2000年頃は30%以下だった奨学金受給率が、現在では50%付近を推移している。
大学生が2人いたら1人は奨学金を借りているってこと。
奨学金を借りる悪影響
奨学金の辛いところは「あまりに長い返済期間」と「見たこともない金額」。
22歳そこそこの人に10年の返済期間でも、32歳まで払い続ける。
32歳の自分がどうなっているのか想像もできないぐらい長い。
400万円、500万円という借金を普段の生活の中から捻出できるかは、どれだけ大変か?はたまたたやすいのか?の感覚すら掴めない。
私は奨学金450万円ぐらいで返済期間10年だったが「これはエンドレスに続くのか?」と思えるぐらい長かった。
そして奨学金のもっと大きな問題は結婚が遠ざかること。
良い相手が見つかっても「オレ奨学金が400万円残っているだよ」と言ったら、「え?」という話になる。

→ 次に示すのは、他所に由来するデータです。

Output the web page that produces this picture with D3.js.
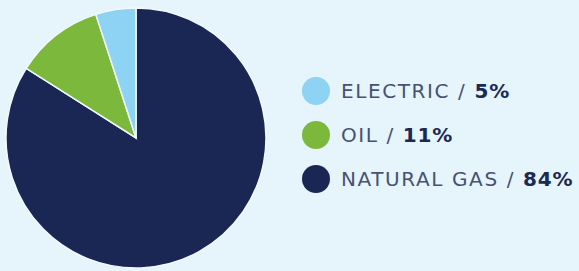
<!DOCTYPE html>
<html lang="en">
<head>
    <meta charset="UTF-8">
    <title>Heating Fuel Share</title>
    <script src="https://d3js.org/d3.v7.min.js"></script>
    <style>
        body { margin: 0; background: #e6f4fc; }
        .label { font-family: "DejaVu Sans", sans-serif; font-size: 20px; fill: #465272; letter-spacing: 1.6px; }
        .pct { font-weight: bold; fill: #1b2954; letter-spacing: 0.8px; }
    </style>
</head>
<body>

<svg width="579" height="271"></svg>

<script>
    // Data
    const fuels = ["NATURAL GAS", "OIL", "ELECTRIC"];
    const shares = [84, 11, 5];
    const colors = ["#1a2754", "#7cb83b", "#8ed3f4"];

    // Legend order (top to bottom)
    const legendOrder = ["ELECTRIC", "OIL", "NATURAL GAS"];

    const width = 579, height = 271;
    const cx = 136, cy = 138, radius = 130;

    const svg = d3.select("svg");

    svg.append("rect")
        .attr("width", width)
        .attr("height", height)
        .attr("fill", "#e6f4fc");

    const color = d3.scaleOrdinal().domain(fuels).range(colors);

    // Pie, clockwise from 12 o'clock in data order
    const pie = d3.pie().sort(null).value((d, i) => shares[i]);
    const arc = d3.arc().innerRadius(0).outerRadius(radius);

    const g = svg.append("g").attr("transform", `translate(${cx},${cy})`);

    g.selectAll("path")
        .data(pie(fuels))
        .enter()
        .append("path")
        .attr("d", arc)
        .attr("fill", d => color(d.data))
        .attr("stroke", "#f2f9fd")
        .attr("stroke-width", 1.5);

    // Legend
    const y = d3.scalePoint().domain(legendOrder).range([91, 179]);

    const item = svg.selectAll(".item")
        .data(legendOrder)
        .enter()
        .append("g")
        .attr("class", "item")
        .attr("transform", d => `translate(316,${y(d)})`);

    item.append("circle")
        .attr("r", 14)
        .attr("fill", d => color(d));

    const txt = item.append("text")
        .attr("class", "label")
        .attr("x", 25)
        .attr("dy", "0.36em");

    txt.append("tspan").text(d => d + " / ");
    txt.append("tspan")
        .attr("class", "pct")
        .text(d => shares[fuels.indexOf(d)] + "%");
</script>

</body>
</html>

夫婦になると共同生活になり、奨学金という名の借金も共有される。
奨学金を抱えている側も申し訳なく思い、結婚に二の足を踏む。
勢いで結婚すれば別だが、冷静に現実的に考えるとお金の問題はつきまとう。
お互いに奨学金を抱えている場合は、目がくらむ金額になる。
奨学金を返済しているうちに、子供を作るのに適した年齢から外れ、これで少子化にならない方がおかしい。

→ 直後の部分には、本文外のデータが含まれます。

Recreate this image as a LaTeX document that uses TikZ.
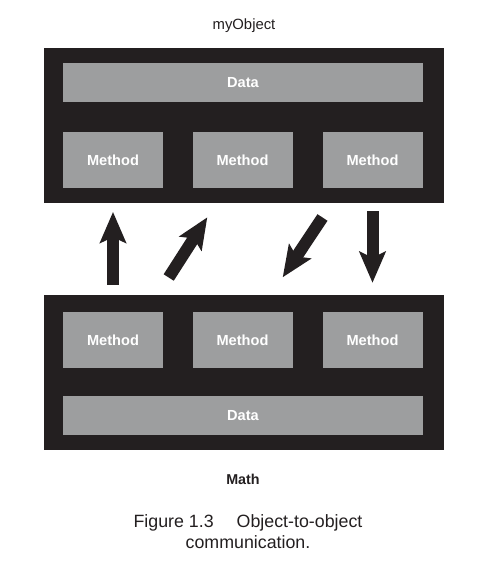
\documentclass[tikz,border=0pt]{standalone}
\usepackage{fontspec}
\setmainfont{Liberation Sans}
\usetikzlibrary{arrows.meta}

\definecolor{boxdark}{RGB}{35,31,32}
\definecolor{boxgray}{RGB}{157,158,159}

\tikzset{
  objbox/.style={fill=boxdark, draw=none, minimum width=400pt, minimum height=155pt, inner sep=0pt},
  databox/.style={fill=boxgray, draw=none, minimum width=360pt, minimum height=39pt, inner sep=0pt,
    text=white, font=\fontsize{14.6}{16}\selectfont\bfseries},
  methodbox/.style={fill=boxgray, draw=none, minimum width=100pt, minimum height=56pt, inner sep=0pt,
    text=white, font=\fontsize{14.6}{16}\selectfont\bfseries},
  bigarrow/.style={draw=boxdark, line width=12pt,
    -{Stealth[length=31pt, width=26pt, inset=6pt]}}
}

\begin{document}
\begin{tikzpicture}[x=1pt, y=-1pt]
\useasboundingbox (0,0) rectangle (503,575);

% object on top
\node[font=\fontsize{14.85}{17}\selectfont, text=boxdark] (objname) at (244,25.5) {myObject};
\node[objbox] (myobj) at (244,125.5) {};
\node[databox] (tdata) at (243,83) {Data};
\node[methodbox] (tm1) at (113,160) {Method};
\node[methodbox] (tm2) at (242.5,160) {Method};
\node[methodbox] (tm3) at (372.5,160) {Method};

% object below
\node[objbox] (mathobj) at (244,372.5) {};
\node[methodbox] (bm1) at (113,340) {Method};
\node[methodbox] (bm2) at (242.5,340) {Method};
\node[methodbox] (bm3) at (372.5,340) {Method};
\node[databox] (bdata) at (243,415.5) {Data};
\node[font=\fontsize{14.3}{16}\selectfont\bfseries, text=boxdark] (mathname) at (243,479) {Math};

% messages between the two
\coordinate (upfrom) at (168.7,277.5);
\coordinate (upto) at (207.3,217.3);
\coordinate (downfrom) at (322.5,217.5);
\coordinate (downto) at (282.7,277.3);

\draw[bigarrow, shorten <=27pt, shorten >=23.7pt] (bm1.north) -- (tm1.south);
\draw[bigarrow] (upfrom) -- (upto);
\draw[bigarrow] (downfrom) -- (downto);
\draw[bigarrow, shorten <=23pt, shorten >=29pt] (tm3.south) -- (bm3.north);

% caption
\node[font=\fontsize{17.8}{21}\selectfont, text=boxdark, align=center] (caption) at (248,532)
  {Figure 1.3\hspace{23pt}Object-to-object\\communication.};
\end{tikzpicture}
\end{document}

子供を作りたくない人は、作る必要はないが、子供が欲しい人にはどうぞ産んで下さい、と思うのだがそれを躊躇させるのが奨学金。
奨学金の問題は学歴社会の問題
日本の大学では入試は大変だが、卒業は誰でもできる。
私の大学時代はバイトばかりで、ほとんど頭に入っていないが、それでも卒業はできた。
「それはお前が3流大学だからだろ?」と言われそうだが、有名大学に行った友人も「確実に高校生時代の方が頭良かったな」と言っている。
アンケートで自分の成績に対する自己評価を聞くと、高校卒業時と大学時では大きく変化する。
(下記アンケートは回答には自分の成績が「上のほう」「真ん中より上」「真ん中」「真ん中より下」「下のほう」の5パターン)
高校のときの成績が「上のほう」と答える人が19.4%いるのに対し、大学になると2%まで下がる。
大学の授業態度というアンケートでは、おそらく大学へ行っていない人には驚くだろう。
一番上の「携帯でwebに接続する」は、授業の内容をネットで調べている可能性もある。
しかし2番目からは、授業中に「授業で紹介された専門書を読まない55.1%」「私語をする34.7%」「携帯でメールを送る28.6%」と続く。
若干の感覚の違いはあるだろうが、多くの大学生はこの結果に驚いたりはしないと思う。
私も「まぁ、そんなもんだよね」という感覚。
そう考えると大学って意味があるのだろうか?
私はあまり勉強しなかったが、良い友人に会えたし、バイトも人生経験として役に立ったので、あの時期が無意味だとは思わない。
しかし入社の条件として「大卒以上」として付けるほど?
ましてや社会人経験があり、仕事を学び転職しようとする人に「大卒以上」って必要でしょうか?
仕事を覚えるのに適しているのは職場
私の職場には高卒も大卒もいる。
中には誰しもが知ってる一流大学の人もいる。
しかし入社して間もない人はともかく、30歳ぐらいになれば「誰が高卒」で「誰が大卒」か見分けが付かない。
大学の偏差値ランキング順に仕事ができるわけでもない。
私は仕事に必要な専門知識の9割は会社に入ってから覚えた。
たまに学力がないせいで、恥をかくことはあるが、仕事に支障がでるほどでもない。
どうしても入社前に覚えておくべき知識があれば、その職種は資格制を導入すれば良い。
そう考えると学歴ってただの既得権益なのではないでしょうか?
大学が既得権益になれば、多くの人が大学に行くために奨学金を背負うことになる。
結婚も出産も躊躇する。
大学に行かない人は就職・転職のときに「大卒以上」が壁になる。
その状態で「頑張って仕事を覚えれば、もっと良い会社を目指せるかも」って思えるだろうか。
大学に行く人、いかない人の双方ともに損をしているように見える。
得するのは・・・「大学の関係者」と「奨学金を貸す業者」でしょうか。
奨学金を抱える人も減って欲しいし、やる気も専門知識もあるのに学歴のせいで入社できない人も無くなってほしい。
本当に学歴社会(学力差別)って必要ですか?
現在は「年齢に関わらない採用における均等機会の確保」として、求人の年齢記載に制限がされている。
厚生労働省のパンフレットには「求めているのは年齢ですか、それとも能力ですか?」と大きく書かれている。
これを学歴に置き換えると「求めているのは学歴ですか、それとも能力ですか?」となる。
目的も年齢制限禁止と同じで「個々人の能力、適性を判断して募集・採用していただくことで、一人ひとりにより均等な機会が与えられるようにすること」。
私はしょぼくれた学歴ですが、それでも学歴社会があったから就職することができ、会社で知識やスキルを学ぶことができた立場で、今さらズルいのですが・・・学歴社会はいりません。
同じ会社で奨学金に苦しむ若い人の話や、学歴で応募できない若い人の話を聞くと、そう思えてしかたない。